As marcas, por seu lado, terão de marcar o diapasão. Terão de definir a ‘coluna vertebral’ na qual se apoia toda a estratégia de marketing e comunicação e, para tal, deverão mostrar se estão aptas a enfrentar o mar muitíssimo revolto que sentimos, seja do ponto de vista funcional, seja do ponto de vista emocional. Ultrapassado esse teste, terão de demonstrar se têm condições para vencer – reputação, legitimidade ou via ESG – este cenário adverso. E se têm estaleca para dar um passo em frente e assumir causas dos seus públicos, mas que não sejam entendidas como mero oportunismo. Sempre que possível numa lógica de agregação e partilha, mas que permita perceber que somos diferentes, que somos capazes de fazer diferente.

Costuma dizer o povo que ‘longe da vista, longe do coração’.. que quem não se mostra, não é visto.
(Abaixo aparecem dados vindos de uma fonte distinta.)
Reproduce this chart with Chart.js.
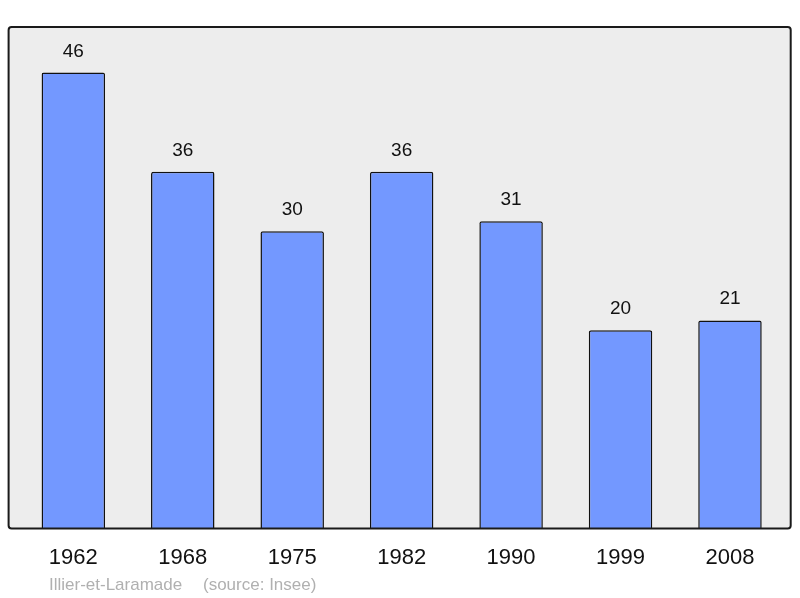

E em tempos de dificuldades essa ausência é ainda mais marcada e… mais sentida. Costumamos repetir na Centromarca que “uma marca que não comunica é uma marca que se branqueia” e, mais ainda, quando outras marcas não se cansam de o fazer. Marcas que se misturam com outros conceitos e piscam o olho com argumentos que são, nesta altura, muitíssimo apelativos para os consumidores.

Ao concentrarmos o investimento quase integralmente na activação da prateleira, estamos – não convém esquecê-lo – a libertar meios para que os nossos clientes comuniquem ainda mais fortemente com os consumidores, dando relevo aos seus espaços, às suas propostas de valor e, claro está, aos produtos das suas próprias marcas.

Por isso, não tenhamos dúvidas, em momentos tão difíceis como os actuais, para as Marcas a única alternativa é mostrarem porque é que se diferenciam e devem merecer a atenção e preferência dos seus públicos e, claro, dos seus consumidores. Pois têm a obrigação de perceber que estar Longe da Comunicação, significa, ao fim do dia, estar Longe da Consumidor.